A most unusual combination of excellent soil and climate, assisted by so perfect and unique a system of irrigation, stamped the valley as a place of productiveness out of the common.

In those days, the country at large enjoyed a considerable reputation for tobacco, which, when cured, was remarkable for its dark colour and somewhat rank flavour.

I preferred it, however, to what “Trichys” were made of; though I only smoked the cigars when better were unavailable. The price was sufficiently tempting to decoy many, and to the officers of the ship in which I went out, I forwarded several thousand of them at the apparently improbable cost of a rupee a hundred.

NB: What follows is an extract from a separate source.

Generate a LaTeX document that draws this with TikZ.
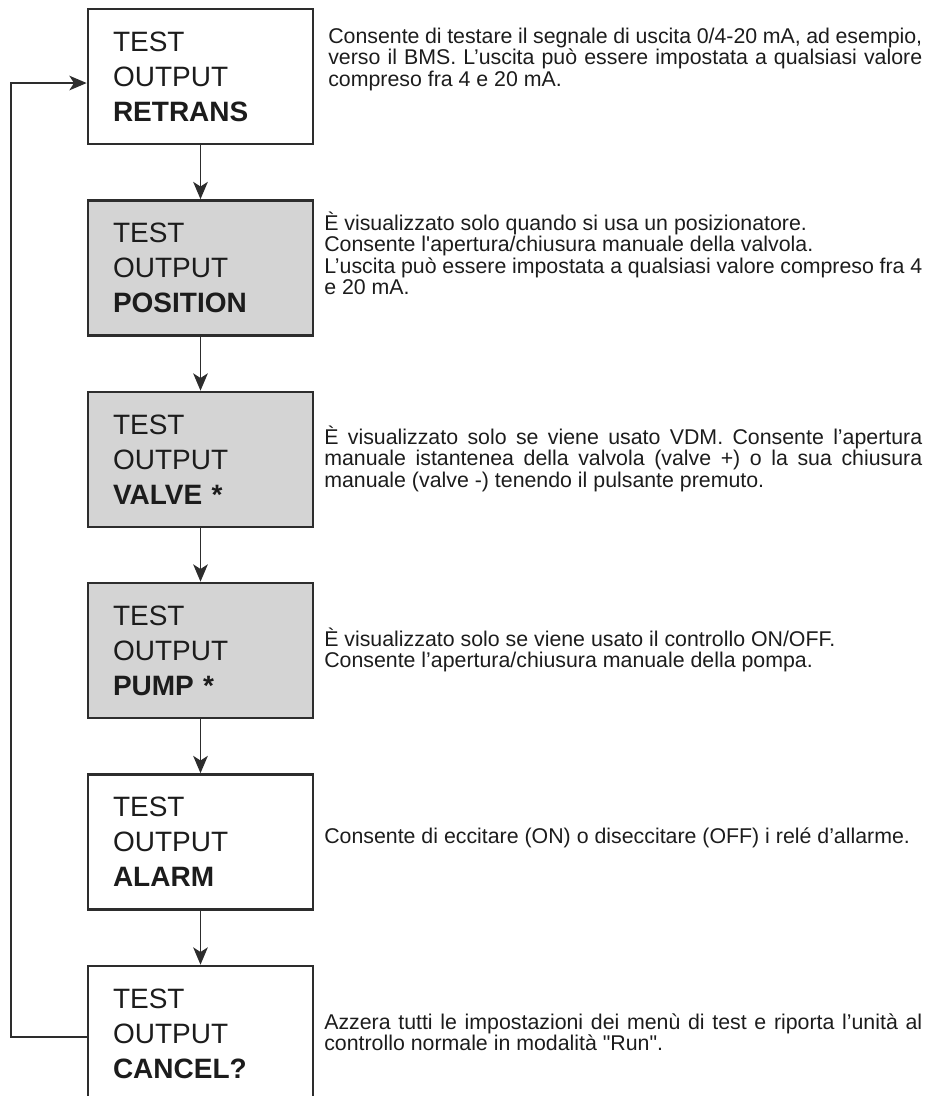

It would be idle to add that the price rose rapidly soon after our occupation of the country, as everything invariably does in those places that we merely frequent!

In 1852, Pegu ponies cost Rs. 30; in 1858, Rs. 300 were asked and given. The fact is, both were novelties; and what Englishman will not pay a ruinous price for a novelty! I am of opinion that tobacco was not indigenous to Burmah, for the history of that important plant points rather to a western origin and a gradual spread eastward; while, with the single exception of the Manilla, it deteriorates the further we advance in the latter direction.

A Manilla is, I confess, a choice article; but compared with the genuine Havannah, the difference is as great as that between a Stilton and a Dutch cheese. Climate and curing are certainly important factors; but, even in perfection, they cannot compensate for certain qualities in the soil, found only in the west.

Nevertheless, this valley yielded at any rate the best to be had in a country where men, women and children, who cannot get tobacco, smoke an article composed of very fine chopped wood wrapped in a leaf.

Of grain, the principal was rice, a larger and coarser variety than that found in India or at Akyab; but we had no opportunity of seeing it in the fields, as it had long been cut, and they were irrigating for other crops.

It is the crop of which the Scripture saith, “Cast thy bread on the waters, and it shall be found after many days.” The ploughman, with his primitive scarifier and his pair of buffaloes, stirs the mud, while the sower flings the seed broadcast in his wake. Ere long a green film is perceptible at the surface; next come the blades and clusters of flowers on single stalks; finally, the water dries up and the crop ripens.